It's awards season and thus time for Database Review's annual BUDDIE award for Best Unknown Database. With several superb candidates, this year's competition has been the toughest since the first BUDDIE was awarded in 1989. Having lots of information on the subject of this year's competing databases is a good thing; to paraphrase the old saying that "knowledge is power," we should now say that "knowledge is survival."

BUDDIE BASICS

The BUDDIE recognizes important but underappreciated information sources. There are three criteria for the winning database:

* It is of importance and interest to large segments of the information-using public.

* It is well-designed and -curated.

* It is unknown or, at least, much less well-known than its importance and quality merit.

THE ENVELOPE, PLEASE

The 2019 BUDDIE winner is ... Climate Signals!

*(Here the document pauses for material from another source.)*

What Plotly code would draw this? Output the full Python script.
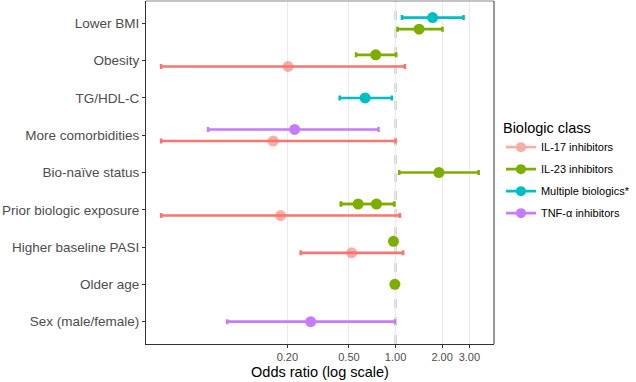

Climate Signals (climatesignals.org) emerged as a narrow winner in a field of excellent contenders. Climate Desk, Climate Central, Climate Nexus, NOAA Climate.gov, and NASA's Global Climate Change all have strong and distinctive mixes of climate-related news, analysis, and data. Climate Signals edges them out because it integrates these elements into a common, clarifying presentation. Climate Signals self-describes as a "digital science platform for cataloging and mapping the impacts of climate change" that will "identify the chain of connections between greenhouse gas emissions and individual climate events."

Climate Signals analyzes individual climate events with its framework and thereby provides an integrated understanding of the mind-numbingly complex processes of climate change and its outcomes. The site began as an independent project in 2010 and is now a science information resource of Climate Nexus (a BUDDIE finalist). Climate Nexus focuses on policy-oriented research on climate change and clean energy. It is a nonprofit that is sponsored by Rockefeller Philanthropy Advisors.

CLIMATE COLLECTIONS

Climate Signals has several separate content areas: Climate Signals, Events/ Headlines, Science Sources, Real-Time Data, and Related Sites.

Climate Signals (climatesignals.org/ climate-signals) is the site's classification of the forces of climate change--"longterm trends and projections that carry the fingerprint of climate change." There are 53 signals, arranged into 11 groups. Each group is a broad type of climate activity--Heat, Extreme Precipitation, Coastal Flood, etc.--and includes several signals. In the Coastal Flood group, for example, there are four signals: Coastal Flooding Increase, Sea Level Rise, Storm Surge Increase, and Thermal Expansion. Each signal includes a brief description and a trends analysis.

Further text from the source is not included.